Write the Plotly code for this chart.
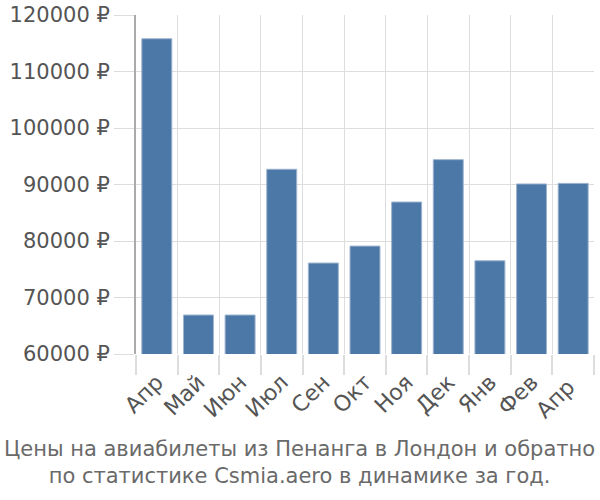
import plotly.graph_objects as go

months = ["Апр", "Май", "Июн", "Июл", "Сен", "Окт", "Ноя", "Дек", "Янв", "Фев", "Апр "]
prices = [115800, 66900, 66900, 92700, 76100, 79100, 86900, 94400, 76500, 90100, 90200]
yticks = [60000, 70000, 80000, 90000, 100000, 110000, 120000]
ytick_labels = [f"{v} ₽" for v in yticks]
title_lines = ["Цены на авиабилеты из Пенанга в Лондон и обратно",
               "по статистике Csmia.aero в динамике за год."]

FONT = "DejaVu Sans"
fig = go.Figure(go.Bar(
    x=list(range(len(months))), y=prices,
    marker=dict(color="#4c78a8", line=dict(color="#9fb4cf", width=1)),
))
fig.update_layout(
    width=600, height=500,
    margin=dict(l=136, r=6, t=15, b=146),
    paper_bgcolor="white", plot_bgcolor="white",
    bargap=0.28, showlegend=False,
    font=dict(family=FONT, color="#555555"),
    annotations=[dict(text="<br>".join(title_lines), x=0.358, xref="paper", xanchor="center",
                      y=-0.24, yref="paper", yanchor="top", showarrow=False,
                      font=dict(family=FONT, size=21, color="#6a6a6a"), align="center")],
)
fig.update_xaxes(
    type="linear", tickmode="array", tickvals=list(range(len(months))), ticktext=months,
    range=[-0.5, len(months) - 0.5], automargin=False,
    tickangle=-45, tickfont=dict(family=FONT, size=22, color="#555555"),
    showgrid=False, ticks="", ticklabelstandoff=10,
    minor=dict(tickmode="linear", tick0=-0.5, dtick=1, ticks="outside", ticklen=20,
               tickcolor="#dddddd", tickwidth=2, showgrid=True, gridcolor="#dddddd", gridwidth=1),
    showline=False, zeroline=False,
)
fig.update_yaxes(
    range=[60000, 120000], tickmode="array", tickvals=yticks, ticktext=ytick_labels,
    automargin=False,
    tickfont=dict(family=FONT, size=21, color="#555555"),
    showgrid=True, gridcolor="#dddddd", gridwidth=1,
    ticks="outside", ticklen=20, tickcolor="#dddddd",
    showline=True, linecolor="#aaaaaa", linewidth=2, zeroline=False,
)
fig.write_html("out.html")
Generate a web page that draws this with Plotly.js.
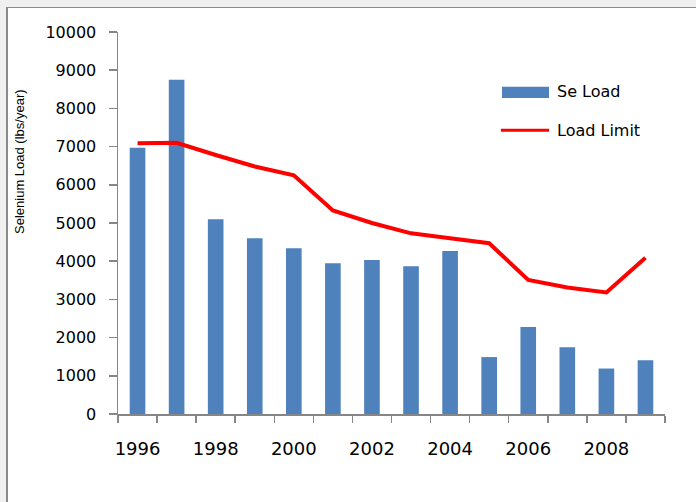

* [Exercise brief]
All of the lines above should be retyped precisely, apart from the pictures.

* [Solution to this exercise]
Write the Plotly code for this chart.
import plotly.graph_objects as go

months = ["Апр", "Май", "Июн", "Июл", "Сен", "Окт", "Ноя", "Дек", "Янв", "Фев", "Апр "]
prices = [115800, 66900, 66900, 92700, 76100, 79100, 86900, 94400, 76500, 90100, 90200]
yticks = [60000, 70000, 80000, 90000, 100000, 110000, 120000]
ytick_labels = [f"{v} ₽" for v in yticks]
title_lines = ["Цены на авиабилеты из Пенанга в Лондон и обратно",
               "по статистике Csmia.aero в динамике за год."]

FONT = "DejaVu Sans"
fig = go.Figure(go.Bar(
    x=list(range(len(months))), y=prices,
    marker=dict(color="#4c78a8", line=dict(color="#9fb4cf", width=1)),
))
fig.update_layout(
    width=600, height=500,
    margin=dict(l=136, r=6, t=15, b=146),
    paper_bgcolor="white", plot_bgcolor="white",
    bargap=0.28, showlegend=False,
    font=dict(family=FONT, color="#555555"),
    annotations=[dict(text="<br>".join(title_lines), x=0.358, xref="paper", xanchor="center",
                      y=-0.24, yref="paper", yanchor="top", showarrow=False,
                      font=dict(family=FONT, size=21, color="#6a6a6a"), align="center")],
)
fig.update_xaxes(
    type="linear", tickmode="array", tickvals=list(range(len(months))), ticktext=months,
    range=[-0.5, len(months) - 0.5], automargin=False,
    tickangle=-45, tickfont=dict(family=FONT, size=22, color="#555555"),
    showgrid=False, ticks="", ticklabelstandoff=10,
    minor=dict(tickmode="linear", tick0=-0.5, dtick=1, ticks="outside", ticklen=20,
               tickcolor="#dddddd", tickwidth=2, showgrid=True, gridcolor="#dddddd", gridwidth=1),
    showline=False, zeroline=False,
)
fig.update_yaxes(
    range=[60000, 120000], tickmode="array", tickvals=yticks, ticktext=ytick_labels,
    automargin=False,
    tickfont=dict(family=FONT, size=21, color="#555555"),
    showgrid=True, gridcolor="#dddddd", gridwidth=1,
    ticks="outside", ticklen=20, tickcolor="#dddddd",
    showline=True, linecolor="#aaaaaa", linewidth=2, zeroline=False,
)
fig.write_html("out.html")
Generate a web page that draws this with Plotly.js.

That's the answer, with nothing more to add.